--- start ---

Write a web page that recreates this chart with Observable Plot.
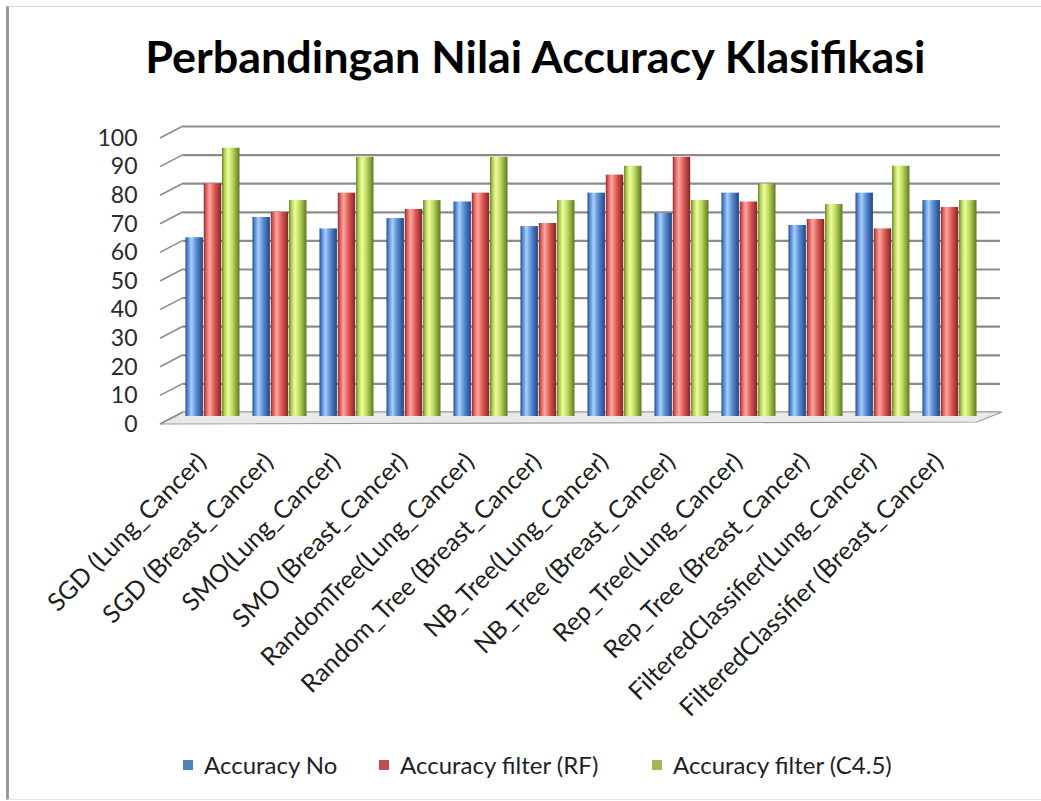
<!DOCTYPE html>
<html>
<head>
<meta charset="utf-8">
<script src="https://cdn.jsdelivr.net/npm/d3@7"></script>
<script src="https://cdn.jsdelivr.net/npm/@observablehq/plot@0.6"></script>
<style>
  html, body { margin: 0; padding: 0; background: #fff; }
  #wrap { position: relative; width: 1041px; height: 801px; overflow: hidden; background: #fff; font-family: Lato, "Open Sans", sans-serif; }
  #frame { position: absolute; left: 6px; top: 6px; right: -2px; bottom: 1px; border-left: 3px solid #9a9a9a; border-top: 1px solid #d4d4d4; border-bottom: 1px solid #e4e4e4; }
  #title { position: absolute; top: 30px; left: 0; width: 1070px; text-align: center; font-size: 44px; font-weight: 700; line-height: 1.2; color: #000; white-space: nowrap; }
  #title span { display: inline-block; transform-origin: 50% 50%; }
  #chart { position: absolute; left: 0; top: 100px; }
  #legend { position: absolute; top: 751px; left: 0; width: 1041px; height: 28px; font-size: 24px; line-height: 28px; color: #1f1f2a; white-space: nowrap; }
  #legend .sw { position: absolute; top: 9px; width: 10px; height: 10px; }
  #legend .lab { position: absolute; top: 0; }
</style>
</head>
<body>
<div id="wrap">
  <div id="frame"></div>
  <div id="title"><span>Perbandingan Nilai Accuracy Klasifikasi</span></div>
  <div id="chart"></div>
  <div id="legend"></div>
</div>
<script>
const categories = [
  "SGD (Lung_Cancer)", "SGD (Breast_Cancer)", "SMO(Lung_Cancer)", "SMO (Breast_Cancer)",
  "RandomTree(Lung_Cancer)", "Random_Tree (Breast_Cancer)", "NB_Tree(Lung_Cancer)", "NB_Tree (Breast_Cancer)",
  "Rep_Tree(Lung_Cancer)", "Rep_Tree (Breast_Cancer)", "FilteredClassifier(Lung_Cancer)", "FilteredClassifier (Breast_Cancer)"
];
const seriesNames = ["Accuracy No", "Accuracy filter (RF)", "Accuracy filter (C4.5)"];
const accuracyNo   = [62.5, 69.6, 65.6, 69.2, 75.0, 66.4, 78.1, 71.0, 78.1, 66.8, 78.1, 75.5];
const accuracyRF   = [81.3, 71.3, 78.1, 72.4, 78.1, 67.5, 84.4, 90.6, 75.0, 68.9, 65.6, 73.1];
const accuracyC45  = [93.8, 75.5, 90.6, 75.5, 90.6, 75.5, 87.5, 75.5, 81.3, 74.1, 87.5, 75.5];
const yTicks = [0, 10, 20, 30, 40, 50, 60, 70, 80, 90, 100];
const legendColors = ["#4F81BD", "#C0504D", "#9BBB59"];

const seriesValues = [accuracyNo, accuracyRF, accuracyC45];
const gradIds = ["gBlue", "gRed", "gGreen"];
const rows = seriesValues.map(vals => categories.map((c, i) => ({cat: c, value: vals[i]})));

const W = 1041, H = 620;
const mL = 173.5, mR = 53, mT = 30, mB = 304;
const band = (W - mL - mR) / categories.length;
const barW = 18.3, groupPad = (band - 3 * barW) / 2;

function wallAndFloor(index, scales, values, dimensions) {
  const y = scales.y;
  const g = d3.create("svg:g");
  const x0 = dimensions.marginLeft;
  const xr = dimensions.width - dimensions.marginRight;
  const yb = y(0) - 4;
  g.append("path")
    .attr("d", `M${x0 + 9.5},${yb} L${xr + 14},${yb} L${xr - 11},${yb + 10} L${x0 - 13.5},${yb + 12} Z`)
    .attr("fill", "#e9e9e9").attr("stroke", "#9a9a9a").attr("stroke-width", 1.2);
  for (const t of yTicks) {
    const yy = y(t) - 4;
    g.append("line")
      .attr("x1", x0 - 13.5).attr("y1", yy + 12)
      .attr("x2", x0 + 9.5).attr("y2", yy)
      .attr("stroke", "#8c8c8c").attr("stroke-width", 1.6);
  }
  return g.node();
}

const marks = [
  Plot.ruleY(yTicks, {y: d => d, stroke: "#8c8c8c", strokeWidth: 2.2, dy: -4, insetLeft: 9.5, insetRight: -12}),
  wallAndFloor
];
rows.forEach((data, i) => {
  const left = groupPad + i * barW;
  marks.push(Plot.barY(data, {
    x: "cat", y: "value",
    fill: `url(#${gradIds[i]})`,
    insetLeft: left, insetRight: band - left - barW
  }));
});
marks.push(Plot.text(yTicks, {
  y: d => d, text: d => String(d), frameAnchor: "left", textAnchor: "end",
  dx: -36.5, dy: 8, fontSize: 23, fill: "#2a2a2a"
}));
marks.push(Plot.text(categories, {
  x: d => d, text: d => d, frameAnchor: "bottom", rotate: -45, textAnchor: "end",
  lineAnchor: "middle", dx: -11, dy: 41, fontSize: 25, fill: "#1e1e1e"
}));

const chart = Plot.plot({
  width: W, height: H,
  marginLeft: mL, marginRight: mR, marginTop: mT, marginBottom: mB,
  style: {background: "transparent", fontFamily: "Lato, 'Open Sans', sans-serif", overflow: "visible"},
  x: {type: "band", domain: categories, padding: 0, axis: null},
  y: {domain: [0, 100], axis: null},
  marks
});

const gradStops = [
  [["0%", "#24497f"], ["12%", "#4f85d0"], ["34%", "#a8cefa"], ["60%", "#5a8fd8"], ["100%", "#22467f"]],
  [["0%", "#86262a"], ["12%", "#d85a56"], ["34%", "#ffa7a1"], ["60%", "#e25d58"], ["100%", "#832423"]],
  [["0%", "#5f7b22"], ["12%", "#abcb50"], ["34%", "#effd9e"], ["60%", "#bcd95d"], ["100%", "#5d7822"]]
];
const svgSel = d3.select(chart);
const defs = svgSel.insert("defs", ":first-child");
gradIds.forEach((id, i) => {
  const lg = defs.append("linearGradient").attr("id", id).attr("x1", "0").attr("x2", "1").attr("y1", "0").attr("y2", "0");
  gradStops[i].forEach(([o, c]) => lg.append("stop").attr("offset", o).attr("stop-color", c));
});
document.getElementById("chart").appendChild(chart);

// legend
const legend = d3.select("#legend");
const swatchX = [183, 379, 652];
seriesNames.forEach((name, i) => {
  legend.append("div").attr("class", "sw").style("left", swatchX[i] + "px").style("background", legendColors[i]);
  legend.append("span").attr("class", "lab").style("left", (swatchX[i] + 21) + "px").text(name);
});

// fit title width to reference proportions
const span = document.querySelector("#title span");
const w = span.getBoundingClientRect().width;
span.style.transform = `scaleX(${780 / w})`;
</script>
</body>
</html>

--- end ---

#### [Written exercise]
Show all lines from the data above in which the word "chart" appears.

#### [Written solution]
Write a web page that recreates this chart with Observable Plot.
  #chart { position: absolute; left: 0; top: 100px; }
  <div id="chart"></div>
const chart = Plot.plot({
const svgSel = d3.select(chart);
document.getElementById("chart").appendChild(chart);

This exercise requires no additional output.